Material shown:
▬▬▬▬▬▬

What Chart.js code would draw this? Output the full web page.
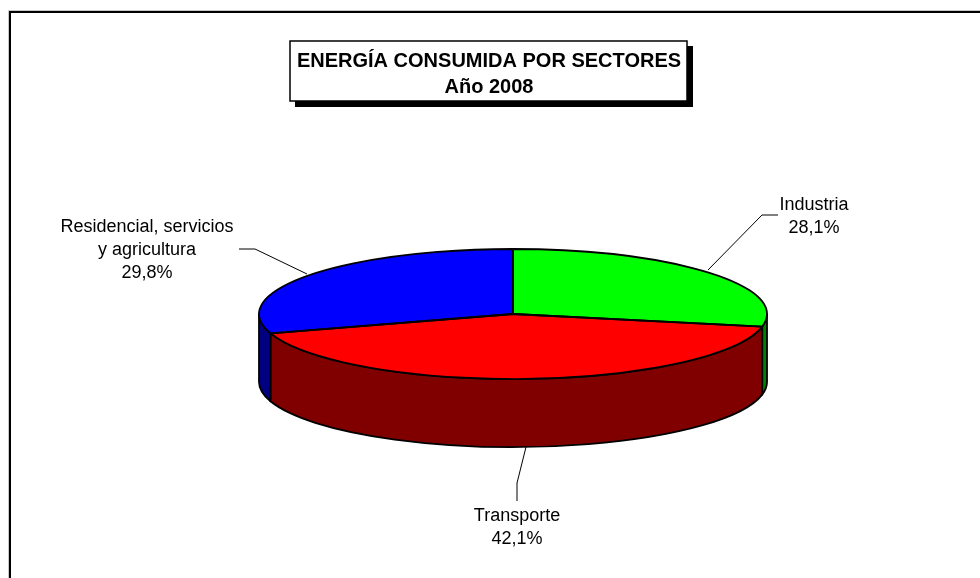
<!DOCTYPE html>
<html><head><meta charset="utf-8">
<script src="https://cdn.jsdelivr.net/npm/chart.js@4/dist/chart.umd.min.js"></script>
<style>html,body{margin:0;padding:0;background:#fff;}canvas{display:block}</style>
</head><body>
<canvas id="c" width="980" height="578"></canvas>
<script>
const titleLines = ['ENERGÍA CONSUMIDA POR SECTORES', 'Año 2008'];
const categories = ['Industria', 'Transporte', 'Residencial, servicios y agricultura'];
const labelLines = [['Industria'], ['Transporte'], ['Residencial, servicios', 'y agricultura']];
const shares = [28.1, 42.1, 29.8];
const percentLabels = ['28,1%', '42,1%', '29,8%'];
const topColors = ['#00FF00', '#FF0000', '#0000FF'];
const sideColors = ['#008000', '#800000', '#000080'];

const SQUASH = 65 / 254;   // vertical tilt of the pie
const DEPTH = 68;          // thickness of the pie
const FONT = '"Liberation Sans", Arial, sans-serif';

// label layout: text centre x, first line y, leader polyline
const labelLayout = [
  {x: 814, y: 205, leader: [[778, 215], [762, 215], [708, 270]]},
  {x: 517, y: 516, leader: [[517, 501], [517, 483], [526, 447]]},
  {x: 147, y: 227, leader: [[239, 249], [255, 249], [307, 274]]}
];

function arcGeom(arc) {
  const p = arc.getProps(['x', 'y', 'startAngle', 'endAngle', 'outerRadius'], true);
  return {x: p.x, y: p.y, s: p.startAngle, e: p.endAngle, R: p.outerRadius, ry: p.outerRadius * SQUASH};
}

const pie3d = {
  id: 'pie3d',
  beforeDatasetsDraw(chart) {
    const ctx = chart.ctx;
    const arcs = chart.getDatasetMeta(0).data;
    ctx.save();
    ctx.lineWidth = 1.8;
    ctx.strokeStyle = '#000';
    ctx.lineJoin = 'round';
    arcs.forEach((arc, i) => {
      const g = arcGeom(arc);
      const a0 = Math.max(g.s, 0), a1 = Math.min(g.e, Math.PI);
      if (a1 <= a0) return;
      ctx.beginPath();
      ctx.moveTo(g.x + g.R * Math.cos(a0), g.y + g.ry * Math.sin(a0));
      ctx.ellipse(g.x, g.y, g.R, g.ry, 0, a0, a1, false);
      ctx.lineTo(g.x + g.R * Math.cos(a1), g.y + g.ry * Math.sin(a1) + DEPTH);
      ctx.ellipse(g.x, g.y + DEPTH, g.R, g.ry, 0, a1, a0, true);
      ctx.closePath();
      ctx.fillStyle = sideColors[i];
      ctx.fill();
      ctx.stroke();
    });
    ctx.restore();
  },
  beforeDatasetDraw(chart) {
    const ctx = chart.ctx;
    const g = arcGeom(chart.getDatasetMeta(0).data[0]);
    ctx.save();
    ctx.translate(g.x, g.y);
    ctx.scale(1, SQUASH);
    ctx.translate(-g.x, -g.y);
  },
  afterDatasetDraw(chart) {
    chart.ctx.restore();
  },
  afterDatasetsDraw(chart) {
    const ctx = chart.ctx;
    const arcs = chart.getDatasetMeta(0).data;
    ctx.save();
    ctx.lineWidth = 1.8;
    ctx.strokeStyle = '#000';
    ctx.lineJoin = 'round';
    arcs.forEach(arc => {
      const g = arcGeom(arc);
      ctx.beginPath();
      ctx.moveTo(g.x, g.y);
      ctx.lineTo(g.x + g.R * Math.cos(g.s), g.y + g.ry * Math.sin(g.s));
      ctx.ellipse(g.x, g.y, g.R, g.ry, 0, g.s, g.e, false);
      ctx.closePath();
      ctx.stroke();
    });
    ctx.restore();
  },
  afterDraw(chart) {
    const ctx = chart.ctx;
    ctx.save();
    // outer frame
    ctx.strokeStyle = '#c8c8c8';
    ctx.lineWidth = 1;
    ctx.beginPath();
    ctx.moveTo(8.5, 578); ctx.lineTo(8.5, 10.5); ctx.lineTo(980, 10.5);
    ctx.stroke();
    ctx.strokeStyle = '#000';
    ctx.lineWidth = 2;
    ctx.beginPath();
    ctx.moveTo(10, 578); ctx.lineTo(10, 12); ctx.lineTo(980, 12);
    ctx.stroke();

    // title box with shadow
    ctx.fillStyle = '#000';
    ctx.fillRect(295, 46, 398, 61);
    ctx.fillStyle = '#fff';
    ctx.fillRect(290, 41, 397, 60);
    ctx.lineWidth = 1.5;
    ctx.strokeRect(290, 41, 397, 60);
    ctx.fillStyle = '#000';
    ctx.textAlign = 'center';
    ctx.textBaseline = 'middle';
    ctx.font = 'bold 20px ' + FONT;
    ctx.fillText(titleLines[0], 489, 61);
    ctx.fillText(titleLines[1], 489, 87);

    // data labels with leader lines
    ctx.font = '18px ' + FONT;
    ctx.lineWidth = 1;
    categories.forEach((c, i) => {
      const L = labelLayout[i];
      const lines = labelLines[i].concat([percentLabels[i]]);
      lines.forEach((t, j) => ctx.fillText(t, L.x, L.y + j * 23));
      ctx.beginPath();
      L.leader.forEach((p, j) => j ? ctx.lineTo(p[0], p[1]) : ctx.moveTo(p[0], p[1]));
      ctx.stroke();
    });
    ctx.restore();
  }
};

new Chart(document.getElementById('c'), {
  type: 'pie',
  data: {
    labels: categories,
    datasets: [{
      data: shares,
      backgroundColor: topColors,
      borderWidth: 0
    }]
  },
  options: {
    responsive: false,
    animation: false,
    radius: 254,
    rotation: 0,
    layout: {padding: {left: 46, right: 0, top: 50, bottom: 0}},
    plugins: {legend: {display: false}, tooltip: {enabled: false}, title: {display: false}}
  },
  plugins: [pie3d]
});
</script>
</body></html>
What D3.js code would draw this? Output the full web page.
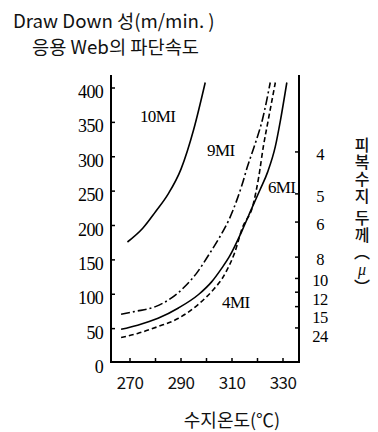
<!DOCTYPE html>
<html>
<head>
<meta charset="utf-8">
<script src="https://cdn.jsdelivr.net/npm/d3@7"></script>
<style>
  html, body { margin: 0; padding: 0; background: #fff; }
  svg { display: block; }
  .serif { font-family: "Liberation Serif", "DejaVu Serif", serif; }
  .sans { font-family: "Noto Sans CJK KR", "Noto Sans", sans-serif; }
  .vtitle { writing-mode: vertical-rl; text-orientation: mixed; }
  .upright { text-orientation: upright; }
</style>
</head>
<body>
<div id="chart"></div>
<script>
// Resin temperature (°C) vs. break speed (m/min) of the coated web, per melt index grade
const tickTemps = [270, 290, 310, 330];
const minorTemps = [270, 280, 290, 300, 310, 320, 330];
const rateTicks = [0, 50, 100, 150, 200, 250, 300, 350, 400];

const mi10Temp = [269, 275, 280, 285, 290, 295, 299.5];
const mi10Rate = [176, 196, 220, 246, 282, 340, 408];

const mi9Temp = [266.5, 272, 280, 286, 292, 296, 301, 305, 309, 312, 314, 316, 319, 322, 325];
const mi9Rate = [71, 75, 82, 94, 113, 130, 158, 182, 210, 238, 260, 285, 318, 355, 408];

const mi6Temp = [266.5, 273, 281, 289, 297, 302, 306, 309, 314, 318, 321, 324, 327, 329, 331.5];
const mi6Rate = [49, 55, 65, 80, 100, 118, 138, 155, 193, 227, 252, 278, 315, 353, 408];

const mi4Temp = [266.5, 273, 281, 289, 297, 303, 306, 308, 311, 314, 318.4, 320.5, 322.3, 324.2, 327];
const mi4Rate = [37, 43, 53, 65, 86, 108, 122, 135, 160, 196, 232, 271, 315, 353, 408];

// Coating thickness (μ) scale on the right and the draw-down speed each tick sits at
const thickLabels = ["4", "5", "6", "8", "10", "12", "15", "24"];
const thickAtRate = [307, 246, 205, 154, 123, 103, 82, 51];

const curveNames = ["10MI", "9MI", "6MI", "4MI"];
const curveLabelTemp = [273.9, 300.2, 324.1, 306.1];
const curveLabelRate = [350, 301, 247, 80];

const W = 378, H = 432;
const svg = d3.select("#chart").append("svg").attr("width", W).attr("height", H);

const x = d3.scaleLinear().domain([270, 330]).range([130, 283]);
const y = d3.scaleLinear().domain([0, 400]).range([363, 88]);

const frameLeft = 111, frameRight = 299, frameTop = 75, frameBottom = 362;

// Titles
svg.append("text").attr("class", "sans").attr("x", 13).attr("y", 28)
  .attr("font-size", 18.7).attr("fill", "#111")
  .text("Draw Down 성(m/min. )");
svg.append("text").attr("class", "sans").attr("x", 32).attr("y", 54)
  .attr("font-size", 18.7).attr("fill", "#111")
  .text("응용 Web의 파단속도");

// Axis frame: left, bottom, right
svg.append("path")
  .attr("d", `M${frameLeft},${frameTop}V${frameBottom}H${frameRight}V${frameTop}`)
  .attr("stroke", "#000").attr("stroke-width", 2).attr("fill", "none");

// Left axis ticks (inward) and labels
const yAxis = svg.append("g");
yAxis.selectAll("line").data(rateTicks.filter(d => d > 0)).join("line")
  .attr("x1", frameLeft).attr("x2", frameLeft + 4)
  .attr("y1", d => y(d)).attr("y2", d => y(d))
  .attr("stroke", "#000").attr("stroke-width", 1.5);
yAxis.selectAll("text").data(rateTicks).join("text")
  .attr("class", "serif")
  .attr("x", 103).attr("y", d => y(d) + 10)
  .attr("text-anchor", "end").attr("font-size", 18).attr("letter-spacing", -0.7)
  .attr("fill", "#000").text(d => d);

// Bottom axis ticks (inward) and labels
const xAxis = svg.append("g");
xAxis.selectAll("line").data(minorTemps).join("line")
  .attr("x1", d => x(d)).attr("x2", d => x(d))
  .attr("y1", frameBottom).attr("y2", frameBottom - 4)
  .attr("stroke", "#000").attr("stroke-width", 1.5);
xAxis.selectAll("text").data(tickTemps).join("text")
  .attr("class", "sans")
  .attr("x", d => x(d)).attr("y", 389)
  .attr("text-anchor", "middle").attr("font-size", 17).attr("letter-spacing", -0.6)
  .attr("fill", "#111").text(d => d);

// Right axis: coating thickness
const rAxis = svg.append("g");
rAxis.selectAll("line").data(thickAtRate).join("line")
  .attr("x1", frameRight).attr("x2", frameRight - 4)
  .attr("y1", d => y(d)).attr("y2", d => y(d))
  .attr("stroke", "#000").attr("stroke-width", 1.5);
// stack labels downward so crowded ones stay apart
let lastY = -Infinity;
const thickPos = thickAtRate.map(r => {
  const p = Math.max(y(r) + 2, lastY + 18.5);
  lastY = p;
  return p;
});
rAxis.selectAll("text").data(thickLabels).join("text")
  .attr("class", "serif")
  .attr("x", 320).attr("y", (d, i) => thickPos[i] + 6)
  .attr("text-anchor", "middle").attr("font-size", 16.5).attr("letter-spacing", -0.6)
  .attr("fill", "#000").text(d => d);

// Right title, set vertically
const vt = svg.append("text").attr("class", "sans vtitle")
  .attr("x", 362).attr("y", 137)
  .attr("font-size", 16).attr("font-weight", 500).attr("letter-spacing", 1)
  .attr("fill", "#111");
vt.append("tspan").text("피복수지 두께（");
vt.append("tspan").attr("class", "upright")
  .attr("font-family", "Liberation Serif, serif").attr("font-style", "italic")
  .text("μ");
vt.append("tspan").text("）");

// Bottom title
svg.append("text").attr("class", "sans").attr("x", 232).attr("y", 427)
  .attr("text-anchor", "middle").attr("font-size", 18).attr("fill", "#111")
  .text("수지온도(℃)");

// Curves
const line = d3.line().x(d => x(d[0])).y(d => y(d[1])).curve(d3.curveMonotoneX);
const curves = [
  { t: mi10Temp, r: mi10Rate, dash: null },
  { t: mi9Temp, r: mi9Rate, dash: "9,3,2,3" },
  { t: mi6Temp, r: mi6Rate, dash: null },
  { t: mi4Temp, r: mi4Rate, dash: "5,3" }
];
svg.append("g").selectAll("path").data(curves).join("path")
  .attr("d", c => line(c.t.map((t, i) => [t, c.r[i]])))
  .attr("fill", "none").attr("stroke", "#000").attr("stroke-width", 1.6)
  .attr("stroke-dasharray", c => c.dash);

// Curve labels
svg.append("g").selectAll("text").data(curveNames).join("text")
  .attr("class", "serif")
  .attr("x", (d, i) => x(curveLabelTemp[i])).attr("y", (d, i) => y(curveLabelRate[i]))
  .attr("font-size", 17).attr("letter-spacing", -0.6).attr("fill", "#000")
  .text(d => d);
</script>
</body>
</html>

▬▬▬▬▬▬

Given problem:
Leave the pictures out and copy exactly the lines from the one with "What D3.js code" to the one with "const mi10Rate = [176, 196, 220, 246, 282, 340, 408];", both included.

Solution to the exercise:
What D3.js code would draw this? Output the full web page.
<!DOCTYPE html>
<html>
<head>
<meta charset="utf-8">
<script src="https://cdn.jsdelivr.net/npm/d3@7"></script>
<style>
  html, body { margin: 0; padding: 0; background: #fff; }
  svg { display: block; }
  .serif { font-family: "Liberation Serif", "DejaVu Serif", serif; }
  .sans { font-family: "Noto Sans CJK KR", "Noto Sans", sans-serif; }
  .vtitle { writing-mode: vertical-rl; text-orientation: mixed; }
  .upright { text-orientation: upright; }
</style>
</head>
<body>
<div id="chart"></div>
<script>
// Resin temperature (°C) vs. break speed (m/min) of the coated web, per melt index grade
const tickTemps = [270, 290, 310, 330];
const minorTemps = [270, 280, 290, 300, 310, 320, 330];
const rateTicks = [0, 50, 100, 150, 200, 250, 300, 350, 400];

const mi10Temp = [269, 275, 280, 285, 290, 295, 299.5];
const mi10Rate = [176, 196, 220, 246, 282, 340, 408];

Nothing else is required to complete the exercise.